Why you need tequila lime soup in your life:
- a fun twist to the average vegan tortilla soup
- the flavors are unique and so tasty, not your average vegan chickpea soup
- chock full of healthy ingredients so it’s a one pot meal
- dinner for the entire family, puree it for the littles
- perfect cozy meal
- ½ cup diced red pepper
- ½ cup diced green pepper
- ½ cup diced sweet onion
- 3 cloves garlic chopped
- ½ cup tequila make sure it’s vegan to keep this vegan
- 1 tablespoon fresh lime juice
- 2 tablespoons chopped fresh cilantro
- 1 tablespoon cumin Simply Organic brand
- ¼ teaspoon coriander Simply Organic brand
- 1/8 - ¼ teaspoon chipotle powder Simply Organic brand, less if you don’t like spice
- 1 ½ teaspoons Himalayan pink salt divided (see instructions, may need less depending on broth used)
- 1 ½ cups dried chickpeas soaked overnight (or for at least 4 hours in hot water)
- 6 cups veggie broth plus some to sauté (or your favorite oil, see note)
- Corn tortillas sliced into thin strips (½-1 per serving)
- Avocado chopped (¼-½ per serving)
- Fresh cilantro
- Fresh tomatoes
- Fresh lime juice
- Hot sauce
- Preheat oven to 300 if using a Dutch oven.
- Saute peppers, onions and garlic over medium heat until just soft with only ½ teaspoon of the salt and using broth to sauté (or oil if using oil) until they just begin to get soft.

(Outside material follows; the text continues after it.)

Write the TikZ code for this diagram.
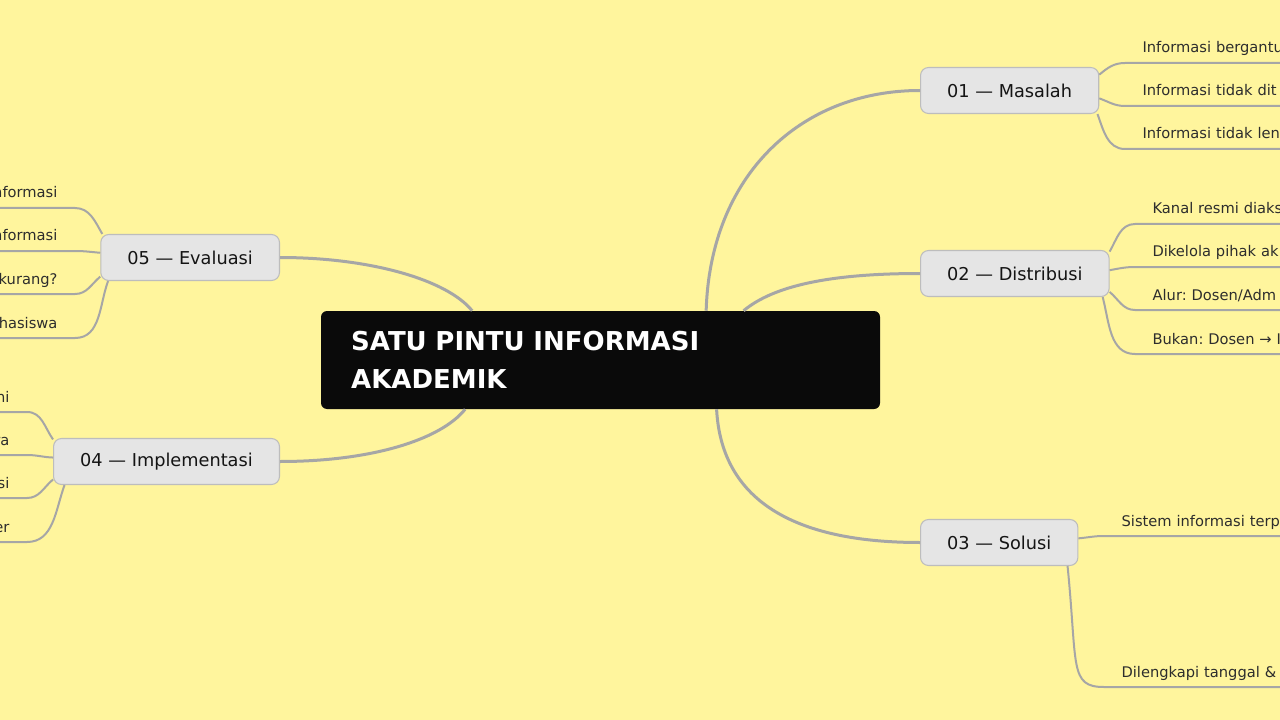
\documentclass[tikz,border=0pt]{standalone}
\usepackage{fontspec}
\setmainfont{DejaVu Sans}
\frenchspacing
\definecolor{paper}{HTML}{FFF59D}
\definecolor{ink}{HTML}{0A0A0A}
\definecolor{boxfill}{HTML}{E5E5E5}
\definecolor{boxline}{HTML}{BDBDBD}
\definecolor{wire}{HTML}{A6A6A6}
\definecolor{leaftext}{HTML}{2D2D2D}

\begin{document}
\begin{tikzpicture}
            [x=0.75pt, y=-0.75pt,
            title/.style={fill=ink, text=white, rounded corners=4.5pt, minimum width=419.25pt, minimum height=73.5pt,
              text width=374pt, inner xsep=22.6pt, align=left, font=\fontsize{19.5}{28.5}\selectfont\bfseries},
            branch/.style={fill=boxfill, draw=boxline, line width=0.8pt, rounded corners=6pt, minimum height=34.5pt,
              inner xsep=20pt, text=black!92, font=\fontsize{13.3}{16}\selectfont},
            leafr/.style={anchor=south west, text width=140pt, align=left, inner xsep=13pt, inner ysep=4.8pt,
              text height=8.5pt, text depth=2.5pt, text=leaftext, font=\fontsize{11}{13}\selectfont},
            leafl/.style={leafr, anchor=south east, align=right},
            trunk/.style={draw=wire, line width=2.25pt},
            twig/.style={draw=wire, line width=1.5pt}]

            % Canvas
            \useasboundingbox (0,0) rectangle (1280,720);
            \clip (0,0) rectangle (1280,720);
            \fill[paper] (0,0) rectangle (1280,720);

            % Centre and main topics
            \node[title] (title) at (600.5,360) {SATU PINTU INFORMASI\\AKADEMIK};
            \node[branch, anchor=west] (masalah) at (920,90.5) {01 — Masalah};
            \node[branch, anchor=west] (distribusi) at (920,273.5) {02 — Distribusi};
            \node[branch, anchor=west] (solusi) at (920,542.5) {03 — Solusi};
            \node[branch, anchor=east] (implementasi) at (280,461.5) {04 — Implementasi};
            \node[branch, anchor=east] (evaluasi) at (280,257.5) {05 — Evaluasi};

            % Sub topics, right side
            \node[leafr] (m1) at (1125,63) {Informasi bergantu};
            \node[leafr] (m2) at (1125,106) {Informasi tidak dit};
            \node[leafr] (m3) at (1125,149) {Informasi tidak len};
            \node[leafr] (d1) at (1135,224) {Kanal resmi diaks};
            \node[leafr] (d2) at (1135,267) {Dikelola pihak ak};
            \node[leafr] (d3) at (1135,310) {Alur: Dosen/Adm};
            \node[leafr] (d4) at (1135,354) {Bukan: Dosen → I};
            \node[leafr] (s1) at (1104,536) {Sistem informasi terp};
            \node[leafr] (s2) at (1104,687) {Dilengkapi tanggal \&};

            % Sub topics, left side
            \node[leafl] (e1) at (75,208) {nformasi};
            \node[leafl] (e2) at (75,251) {nformasi};
            \node[leafl] (e3) at (75,294) {kurang?};
            \node[leafl] (e4) at (75,338) {hasiswa};
            \node[leafl] (i1) at (27,412) {ni};
            \node[leafl] (i2) at (27,455) {ra};
            \node[leafl] (i3) at (27,498) {si};
            \node[leafl] (i4) at (27,542) {er};

            % Main branches
            \draw[trunk] (title.25.5) .. controls +(4,-135) and +(-120,0) .. (masalah.west);
            \draw[trunk] (title.19) .. controls +(30,-25) and +(-90,0) .. (distribusi.west);
            \draw[trunk] (title.-23.5) .. controls +(5,95) and +(-120,0) .. (solusi.west);
            \draw[trunk] (title.159.4) .. controls +(-25,-31) and +(90,0) .. (evaluasi.east);
            \draw[trunk] (title.200.6) .. controls +(-25,31) and +(90,0) .. (implementasi.east);

            % Twigs with underlines
            \draw[twig] (masalah.10) to[out=40, in=180] (m1.south west) -- (m1.south east);
            \draw[twig] (masalah.-5) to[out=-20, in=180] (m2.south west) -- (m2.south east);
            \draw[twig] (masalah.-15) to[out=-70, in=180] (m3.south west) -- (m3.south east);
            \draw[twig] (distribusi.13) to[out=60, in=180] (d1.south west) -- (d1.south east);
            \draw[twig] (distribusi.2) to[out=10, in=180] (d2.south west) -- (d2.south east);
            \draw[twig] (distribusi.-11) to[out=-40, in=180] (d3.south west) -- (d3.south east);
            \draw[twig] (distribusi.-15) to[out=-75, in=180] (d4.south west) -- (d4.south east);
            \draw[twig] (solusi.3) to[out=5, in=180] (s1.south west) -- (s1.south east);
            \draw[twig] (solusi.-19) .. controls +(10,100) and +(-35,0) .. (s2.south west) -- (s2.south east);
            \draw[twig] (evaluasi.165) to[out=120, in=0] (e1.south east) -- (e1.south west);
            \draw[twig] (evaluasi.177) to[out=175, in=0] (e2.south east) -- (e2.south west);
            \draw[twig] (evaluasi.192) to[out=220, in=0] (e3.south east) -- (e3.south west);
            \draw[twig] (evaluasi.196) to[out=250, in=0] (e4.south east) -- (e4.south west);
            \draw[twig] (implementasi.169) to[out=125, in=0] (i1.south east) -- (i1.south west);
            \draw[twig] (implementasi.178) to[out=178, in=0] (i2.south east) -- (i2.south west);
            \draw[twig] (implementasi.189) to[out=220, in=0] (i3.south east) -- (i3.south west);
            \draw[twig] (implementasi.193) to[out=250, in=0] (i4.south east) -- (i4.south west);

        \end{tikzpicture}
\end{document}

- Add tequila, lime juice and cilantro. Cook until the liquid is reduced by half, it took me about 7-10 minutes.
- Add spices, the rest of the salt, and the pre-soaked chickpeas and mix for about a minute. Then add the broth.
- Bring it to a simmer, then if using the dutch oven, cover it and put it in the pre-heated oven and allow it to slowly cook for 45-60 minutes. Check at 45 minutes and if the chickpeas aren’t soft yet allow it to cook longer. You can leave it up to 60 minutes to allow it to gain more flavor.
- If you are using a regular soup pot, then once the soup starts simmering, turn heat to low and allow it to slowly cook, covered, for 30-60 minutes. Start checking at 30 to make sure you don’t overcook the chickpeas. You can cook it up to 60 minutes as long as your chickpeas don’t get too soft.
- Once the soup is done, put tortilla strips in a bowl then pour soup over the top so they can soak and get soft. Top with fresh toppings of choice and enjoy! You can also puree it using an immersion blender (or regular blender once cooled) for younger kids or if you have leftovers to make it a little different the next day. It was delicious whole and in pureed form!
The chipotle powder adds a nice flavor to this soup, but feel free to omit or only put a dash if you don’t like spice. Or if you do, feel free to add more. Depending on the type of broth you use, you may need more or less salt. You can sub some of the broth with water, but remember this may not make your soup as flavorful. If you forget to soak the chickpeas (like I often do) you can also boil them for 20 minutes before using. This soup is designed to cook over a long period of time in order for the flavors to marinate and develop, so the chickpeas will have plenty of time to cook. If you find that they need more time, then cook the soup longer.
Tips to prep ahead: Soak chickpeas, chop/dice ingredients.
Baby/kid food idea: Puree the soup for kids of all ages to enjoy. Make sure to leave out the spice for the younger kids.